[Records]
>>

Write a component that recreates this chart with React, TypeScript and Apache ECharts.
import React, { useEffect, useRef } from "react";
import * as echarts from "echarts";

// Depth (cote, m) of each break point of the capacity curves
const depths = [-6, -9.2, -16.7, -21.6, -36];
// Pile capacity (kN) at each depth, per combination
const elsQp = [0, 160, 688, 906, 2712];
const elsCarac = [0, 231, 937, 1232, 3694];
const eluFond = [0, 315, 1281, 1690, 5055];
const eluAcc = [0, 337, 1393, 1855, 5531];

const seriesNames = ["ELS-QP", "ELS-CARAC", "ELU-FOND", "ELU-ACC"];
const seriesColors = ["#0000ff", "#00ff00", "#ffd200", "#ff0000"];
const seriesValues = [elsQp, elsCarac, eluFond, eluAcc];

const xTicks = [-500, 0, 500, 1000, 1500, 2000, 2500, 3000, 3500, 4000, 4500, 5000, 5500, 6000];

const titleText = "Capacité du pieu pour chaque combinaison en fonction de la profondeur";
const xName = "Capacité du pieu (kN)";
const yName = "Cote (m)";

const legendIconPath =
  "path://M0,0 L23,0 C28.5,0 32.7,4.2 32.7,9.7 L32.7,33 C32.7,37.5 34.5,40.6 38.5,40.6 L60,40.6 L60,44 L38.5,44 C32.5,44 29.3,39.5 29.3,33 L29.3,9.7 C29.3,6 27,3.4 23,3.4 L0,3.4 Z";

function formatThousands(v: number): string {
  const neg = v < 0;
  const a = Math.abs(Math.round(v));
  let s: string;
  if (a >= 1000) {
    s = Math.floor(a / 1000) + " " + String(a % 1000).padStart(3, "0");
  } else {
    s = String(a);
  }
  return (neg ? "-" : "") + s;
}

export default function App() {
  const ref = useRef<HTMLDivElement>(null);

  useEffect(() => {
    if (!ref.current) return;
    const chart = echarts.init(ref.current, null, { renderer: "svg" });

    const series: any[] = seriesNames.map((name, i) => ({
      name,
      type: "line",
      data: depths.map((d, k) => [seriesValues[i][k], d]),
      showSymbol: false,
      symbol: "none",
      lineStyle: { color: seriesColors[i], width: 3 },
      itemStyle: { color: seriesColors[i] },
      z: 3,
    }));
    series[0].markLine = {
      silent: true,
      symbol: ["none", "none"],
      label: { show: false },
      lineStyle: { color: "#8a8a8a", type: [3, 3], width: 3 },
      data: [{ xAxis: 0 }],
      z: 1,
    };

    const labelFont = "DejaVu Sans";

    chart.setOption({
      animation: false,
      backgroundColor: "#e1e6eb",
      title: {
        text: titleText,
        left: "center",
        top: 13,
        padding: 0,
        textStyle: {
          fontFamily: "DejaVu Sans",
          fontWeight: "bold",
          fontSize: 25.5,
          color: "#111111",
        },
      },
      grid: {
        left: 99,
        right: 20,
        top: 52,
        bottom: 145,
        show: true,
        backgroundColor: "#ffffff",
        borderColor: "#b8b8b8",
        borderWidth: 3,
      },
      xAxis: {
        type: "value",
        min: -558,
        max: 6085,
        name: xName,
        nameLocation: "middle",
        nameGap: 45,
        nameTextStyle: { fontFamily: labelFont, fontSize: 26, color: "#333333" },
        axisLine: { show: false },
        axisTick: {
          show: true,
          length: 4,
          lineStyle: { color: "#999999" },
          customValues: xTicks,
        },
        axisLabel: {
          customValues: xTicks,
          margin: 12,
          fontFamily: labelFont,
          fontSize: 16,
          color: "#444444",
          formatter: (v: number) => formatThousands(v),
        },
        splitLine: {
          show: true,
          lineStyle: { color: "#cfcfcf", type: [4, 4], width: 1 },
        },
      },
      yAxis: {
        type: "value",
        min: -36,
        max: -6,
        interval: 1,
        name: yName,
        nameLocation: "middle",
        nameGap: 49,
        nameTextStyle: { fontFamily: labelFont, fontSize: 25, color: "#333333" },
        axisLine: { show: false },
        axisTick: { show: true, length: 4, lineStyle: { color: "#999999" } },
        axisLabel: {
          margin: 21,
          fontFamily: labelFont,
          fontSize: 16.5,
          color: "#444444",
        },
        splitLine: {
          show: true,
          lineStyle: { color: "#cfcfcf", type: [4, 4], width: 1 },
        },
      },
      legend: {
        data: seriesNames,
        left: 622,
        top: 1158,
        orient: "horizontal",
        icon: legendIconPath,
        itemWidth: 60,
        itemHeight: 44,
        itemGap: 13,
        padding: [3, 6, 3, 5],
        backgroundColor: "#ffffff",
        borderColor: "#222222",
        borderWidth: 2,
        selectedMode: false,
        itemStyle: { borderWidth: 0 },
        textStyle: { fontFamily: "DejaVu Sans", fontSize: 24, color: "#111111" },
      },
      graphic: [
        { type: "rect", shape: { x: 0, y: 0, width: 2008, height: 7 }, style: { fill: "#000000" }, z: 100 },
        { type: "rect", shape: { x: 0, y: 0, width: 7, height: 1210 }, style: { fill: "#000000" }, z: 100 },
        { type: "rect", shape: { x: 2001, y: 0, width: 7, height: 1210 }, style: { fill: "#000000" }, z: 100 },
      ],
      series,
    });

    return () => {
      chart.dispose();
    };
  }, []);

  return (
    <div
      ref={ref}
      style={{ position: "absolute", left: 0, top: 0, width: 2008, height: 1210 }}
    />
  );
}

<<
>>

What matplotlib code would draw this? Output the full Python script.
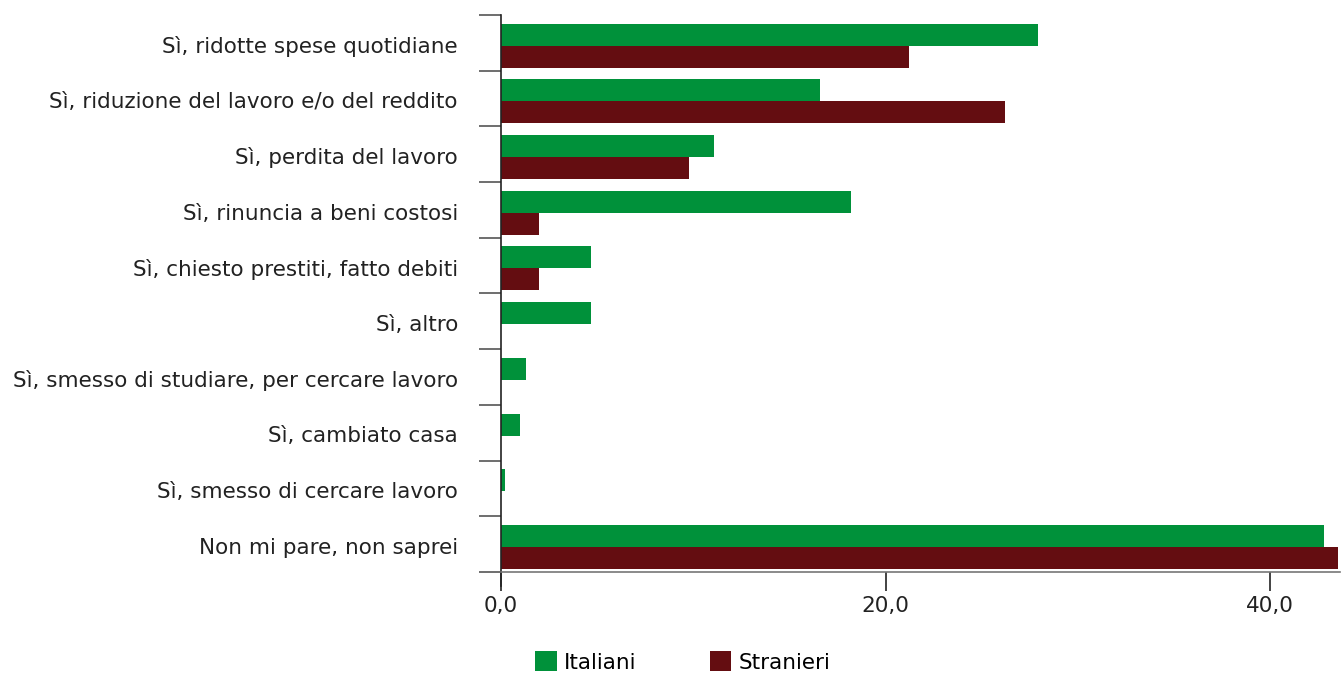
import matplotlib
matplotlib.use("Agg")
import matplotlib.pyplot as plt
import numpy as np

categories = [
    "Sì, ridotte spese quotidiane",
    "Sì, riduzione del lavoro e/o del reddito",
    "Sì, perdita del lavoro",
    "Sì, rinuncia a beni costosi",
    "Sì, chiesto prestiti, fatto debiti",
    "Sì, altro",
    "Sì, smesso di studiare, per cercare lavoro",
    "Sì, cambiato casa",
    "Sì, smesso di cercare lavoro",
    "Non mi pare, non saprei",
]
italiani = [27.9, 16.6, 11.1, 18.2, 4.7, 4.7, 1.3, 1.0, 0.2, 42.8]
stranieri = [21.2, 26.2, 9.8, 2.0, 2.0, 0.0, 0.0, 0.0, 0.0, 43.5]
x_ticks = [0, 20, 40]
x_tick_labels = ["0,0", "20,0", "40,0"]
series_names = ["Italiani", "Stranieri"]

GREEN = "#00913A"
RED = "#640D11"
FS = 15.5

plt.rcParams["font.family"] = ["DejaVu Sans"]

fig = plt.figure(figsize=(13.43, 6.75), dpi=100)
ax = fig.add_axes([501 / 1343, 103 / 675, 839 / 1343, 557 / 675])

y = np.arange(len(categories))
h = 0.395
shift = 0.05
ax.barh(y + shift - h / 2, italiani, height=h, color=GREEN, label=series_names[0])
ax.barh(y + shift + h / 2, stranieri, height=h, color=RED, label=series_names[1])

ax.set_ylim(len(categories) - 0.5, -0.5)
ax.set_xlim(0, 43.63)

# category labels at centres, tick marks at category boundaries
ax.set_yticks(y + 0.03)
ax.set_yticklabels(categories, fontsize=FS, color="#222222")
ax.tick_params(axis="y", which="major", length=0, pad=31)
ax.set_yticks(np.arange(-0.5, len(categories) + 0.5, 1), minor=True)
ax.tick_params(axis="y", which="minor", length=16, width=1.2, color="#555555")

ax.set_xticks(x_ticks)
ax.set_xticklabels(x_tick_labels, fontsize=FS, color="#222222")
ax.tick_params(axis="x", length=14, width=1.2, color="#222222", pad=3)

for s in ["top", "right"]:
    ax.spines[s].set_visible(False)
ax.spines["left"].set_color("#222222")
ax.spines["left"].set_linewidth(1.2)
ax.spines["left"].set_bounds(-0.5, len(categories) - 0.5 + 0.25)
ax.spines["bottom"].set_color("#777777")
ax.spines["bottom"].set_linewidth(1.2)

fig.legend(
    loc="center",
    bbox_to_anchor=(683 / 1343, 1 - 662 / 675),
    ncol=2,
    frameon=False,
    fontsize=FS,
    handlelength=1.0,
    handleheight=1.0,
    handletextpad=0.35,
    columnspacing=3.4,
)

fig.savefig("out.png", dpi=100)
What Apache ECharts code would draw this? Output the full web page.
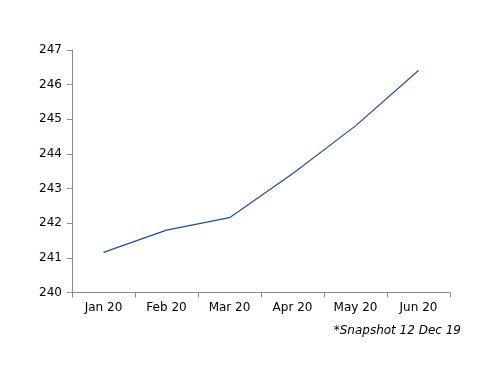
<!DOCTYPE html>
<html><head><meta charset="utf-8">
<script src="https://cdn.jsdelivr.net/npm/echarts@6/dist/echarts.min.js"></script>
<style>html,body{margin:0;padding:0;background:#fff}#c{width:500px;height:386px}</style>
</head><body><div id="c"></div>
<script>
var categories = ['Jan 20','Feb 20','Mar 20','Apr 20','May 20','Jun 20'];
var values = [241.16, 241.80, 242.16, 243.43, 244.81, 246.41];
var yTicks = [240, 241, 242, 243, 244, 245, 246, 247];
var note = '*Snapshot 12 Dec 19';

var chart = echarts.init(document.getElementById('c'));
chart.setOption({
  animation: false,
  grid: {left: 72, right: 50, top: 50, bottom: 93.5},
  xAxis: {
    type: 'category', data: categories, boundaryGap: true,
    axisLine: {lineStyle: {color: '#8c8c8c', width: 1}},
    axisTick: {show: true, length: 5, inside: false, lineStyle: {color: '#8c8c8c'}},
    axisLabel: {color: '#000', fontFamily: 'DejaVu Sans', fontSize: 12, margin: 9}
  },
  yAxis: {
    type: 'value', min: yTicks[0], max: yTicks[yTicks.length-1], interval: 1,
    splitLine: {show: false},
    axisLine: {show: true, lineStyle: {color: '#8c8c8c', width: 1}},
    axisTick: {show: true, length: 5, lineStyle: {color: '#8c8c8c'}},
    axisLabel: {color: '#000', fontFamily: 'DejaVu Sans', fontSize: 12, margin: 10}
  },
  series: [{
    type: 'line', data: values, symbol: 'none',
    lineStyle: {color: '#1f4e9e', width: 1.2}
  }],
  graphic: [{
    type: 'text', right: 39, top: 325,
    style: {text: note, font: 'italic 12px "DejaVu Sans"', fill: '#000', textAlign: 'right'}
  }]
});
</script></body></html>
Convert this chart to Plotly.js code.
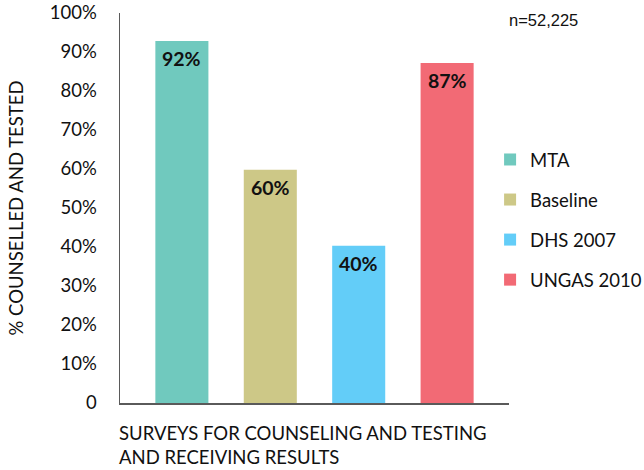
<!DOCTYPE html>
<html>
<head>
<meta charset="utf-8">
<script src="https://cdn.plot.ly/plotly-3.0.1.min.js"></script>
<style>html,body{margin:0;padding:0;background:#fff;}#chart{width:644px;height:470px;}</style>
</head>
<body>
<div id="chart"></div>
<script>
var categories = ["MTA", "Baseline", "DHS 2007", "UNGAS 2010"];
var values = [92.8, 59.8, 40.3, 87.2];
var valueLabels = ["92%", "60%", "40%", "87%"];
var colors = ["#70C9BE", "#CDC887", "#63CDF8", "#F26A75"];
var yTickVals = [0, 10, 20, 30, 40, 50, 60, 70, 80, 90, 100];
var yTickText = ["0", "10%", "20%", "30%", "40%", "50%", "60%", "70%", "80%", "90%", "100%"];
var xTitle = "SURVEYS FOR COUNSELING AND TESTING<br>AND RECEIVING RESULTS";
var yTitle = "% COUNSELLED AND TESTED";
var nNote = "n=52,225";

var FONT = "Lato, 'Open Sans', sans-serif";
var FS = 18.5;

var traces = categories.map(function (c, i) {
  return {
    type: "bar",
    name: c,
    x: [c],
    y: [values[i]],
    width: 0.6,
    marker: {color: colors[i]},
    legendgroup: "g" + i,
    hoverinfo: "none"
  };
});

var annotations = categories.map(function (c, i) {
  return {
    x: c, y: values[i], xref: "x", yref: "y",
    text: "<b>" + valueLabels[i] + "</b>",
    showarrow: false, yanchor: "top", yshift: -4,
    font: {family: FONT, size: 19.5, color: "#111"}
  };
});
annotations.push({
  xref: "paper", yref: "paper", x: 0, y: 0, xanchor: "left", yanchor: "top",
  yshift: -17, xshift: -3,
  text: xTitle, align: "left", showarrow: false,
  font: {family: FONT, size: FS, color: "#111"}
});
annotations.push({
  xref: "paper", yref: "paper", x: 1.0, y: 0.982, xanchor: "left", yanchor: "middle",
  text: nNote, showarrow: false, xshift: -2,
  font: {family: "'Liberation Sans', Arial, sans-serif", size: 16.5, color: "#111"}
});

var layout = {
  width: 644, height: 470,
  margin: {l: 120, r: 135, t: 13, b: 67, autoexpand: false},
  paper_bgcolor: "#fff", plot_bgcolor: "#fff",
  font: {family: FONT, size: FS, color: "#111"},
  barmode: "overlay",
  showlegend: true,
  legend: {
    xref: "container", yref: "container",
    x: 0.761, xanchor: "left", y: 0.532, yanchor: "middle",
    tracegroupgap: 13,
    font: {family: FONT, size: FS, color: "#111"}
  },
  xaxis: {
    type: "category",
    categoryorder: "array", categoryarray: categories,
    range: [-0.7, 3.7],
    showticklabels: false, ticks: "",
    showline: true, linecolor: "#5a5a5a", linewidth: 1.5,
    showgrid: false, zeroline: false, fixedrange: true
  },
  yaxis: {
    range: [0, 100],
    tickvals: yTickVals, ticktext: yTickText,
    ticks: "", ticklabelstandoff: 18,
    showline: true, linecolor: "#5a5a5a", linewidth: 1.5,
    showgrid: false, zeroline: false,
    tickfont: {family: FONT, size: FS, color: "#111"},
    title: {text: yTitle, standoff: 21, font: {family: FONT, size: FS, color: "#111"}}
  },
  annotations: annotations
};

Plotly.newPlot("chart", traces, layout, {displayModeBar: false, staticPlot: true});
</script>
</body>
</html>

<<
>>

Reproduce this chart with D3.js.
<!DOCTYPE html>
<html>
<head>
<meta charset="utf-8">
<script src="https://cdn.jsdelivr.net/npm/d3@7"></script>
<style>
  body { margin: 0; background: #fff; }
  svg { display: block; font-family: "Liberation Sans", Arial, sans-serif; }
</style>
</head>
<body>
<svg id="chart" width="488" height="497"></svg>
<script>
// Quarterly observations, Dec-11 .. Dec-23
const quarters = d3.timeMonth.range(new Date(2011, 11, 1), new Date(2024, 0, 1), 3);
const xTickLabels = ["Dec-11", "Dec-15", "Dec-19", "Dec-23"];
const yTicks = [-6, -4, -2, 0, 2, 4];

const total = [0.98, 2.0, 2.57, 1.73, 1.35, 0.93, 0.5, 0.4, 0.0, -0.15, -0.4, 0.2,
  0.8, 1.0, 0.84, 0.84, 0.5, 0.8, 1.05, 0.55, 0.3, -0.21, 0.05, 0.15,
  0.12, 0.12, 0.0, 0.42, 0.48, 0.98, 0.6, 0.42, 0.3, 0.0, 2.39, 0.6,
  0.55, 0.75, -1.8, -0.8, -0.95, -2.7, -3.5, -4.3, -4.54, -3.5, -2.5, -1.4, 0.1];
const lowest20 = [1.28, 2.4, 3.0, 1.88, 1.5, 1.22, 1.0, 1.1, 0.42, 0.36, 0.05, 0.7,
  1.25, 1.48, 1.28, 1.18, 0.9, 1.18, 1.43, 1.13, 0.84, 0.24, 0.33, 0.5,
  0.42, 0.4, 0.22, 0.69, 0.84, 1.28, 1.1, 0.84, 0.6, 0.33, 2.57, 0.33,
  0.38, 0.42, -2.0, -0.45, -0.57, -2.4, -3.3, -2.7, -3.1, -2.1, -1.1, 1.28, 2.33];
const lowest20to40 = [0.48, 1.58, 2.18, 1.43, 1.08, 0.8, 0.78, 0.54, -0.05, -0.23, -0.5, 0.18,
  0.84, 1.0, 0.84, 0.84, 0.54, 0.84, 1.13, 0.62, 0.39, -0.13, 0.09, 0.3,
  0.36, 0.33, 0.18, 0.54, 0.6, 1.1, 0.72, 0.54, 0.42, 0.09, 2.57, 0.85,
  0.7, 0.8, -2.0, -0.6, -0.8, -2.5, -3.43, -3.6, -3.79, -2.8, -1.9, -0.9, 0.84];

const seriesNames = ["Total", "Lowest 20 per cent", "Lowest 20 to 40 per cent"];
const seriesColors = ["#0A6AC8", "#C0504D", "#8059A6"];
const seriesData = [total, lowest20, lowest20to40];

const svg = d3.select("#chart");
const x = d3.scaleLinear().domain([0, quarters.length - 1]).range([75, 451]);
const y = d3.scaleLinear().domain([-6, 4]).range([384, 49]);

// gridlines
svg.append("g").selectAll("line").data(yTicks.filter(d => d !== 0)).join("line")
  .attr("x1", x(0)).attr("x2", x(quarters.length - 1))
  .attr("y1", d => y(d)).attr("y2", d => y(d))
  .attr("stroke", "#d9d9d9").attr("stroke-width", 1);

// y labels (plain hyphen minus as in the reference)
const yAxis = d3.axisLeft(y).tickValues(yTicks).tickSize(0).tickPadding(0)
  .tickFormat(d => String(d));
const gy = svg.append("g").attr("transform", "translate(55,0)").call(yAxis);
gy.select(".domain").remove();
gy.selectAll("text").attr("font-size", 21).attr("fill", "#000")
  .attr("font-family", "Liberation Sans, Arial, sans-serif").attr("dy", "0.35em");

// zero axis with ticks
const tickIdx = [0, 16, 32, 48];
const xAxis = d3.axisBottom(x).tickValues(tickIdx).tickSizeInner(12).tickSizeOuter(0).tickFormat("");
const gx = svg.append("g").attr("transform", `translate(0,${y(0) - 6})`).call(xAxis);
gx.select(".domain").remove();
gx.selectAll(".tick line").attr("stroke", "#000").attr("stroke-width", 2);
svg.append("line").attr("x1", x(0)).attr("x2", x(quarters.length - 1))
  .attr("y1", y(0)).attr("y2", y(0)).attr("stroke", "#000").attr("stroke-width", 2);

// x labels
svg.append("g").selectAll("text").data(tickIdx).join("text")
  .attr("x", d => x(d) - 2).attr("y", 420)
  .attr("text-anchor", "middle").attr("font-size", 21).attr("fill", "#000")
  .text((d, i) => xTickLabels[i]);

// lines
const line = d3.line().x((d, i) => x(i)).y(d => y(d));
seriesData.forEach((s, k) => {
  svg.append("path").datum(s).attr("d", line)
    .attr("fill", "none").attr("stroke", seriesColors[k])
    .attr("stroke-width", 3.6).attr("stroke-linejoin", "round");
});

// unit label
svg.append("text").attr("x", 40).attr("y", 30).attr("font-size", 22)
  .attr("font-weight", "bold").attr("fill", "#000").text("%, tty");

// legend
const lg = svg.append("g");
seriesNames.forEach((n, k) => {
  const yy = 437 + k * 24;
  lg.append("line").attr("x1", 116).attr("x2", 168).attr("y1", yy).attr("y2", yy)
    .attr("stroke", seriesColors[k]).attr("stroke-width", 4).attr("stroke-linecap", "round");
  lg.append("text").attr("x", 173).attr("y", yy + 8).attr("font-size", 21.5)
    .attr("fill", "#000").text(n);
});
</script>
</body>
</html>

<<

▶ AIM OF THE TASK: Return every line above in which the string "this" occurs.

▶ RIGHT ANSWER:
Write a component that recreates this chart with React, TypeScript and Apache ECharts.
What matplotlib code would draw this? Output the full Python script.
What Apache ECharts code would draw this? Output the full web page.
Convert this chart to Plotly.js code.
Reproduce this chart with D3.js.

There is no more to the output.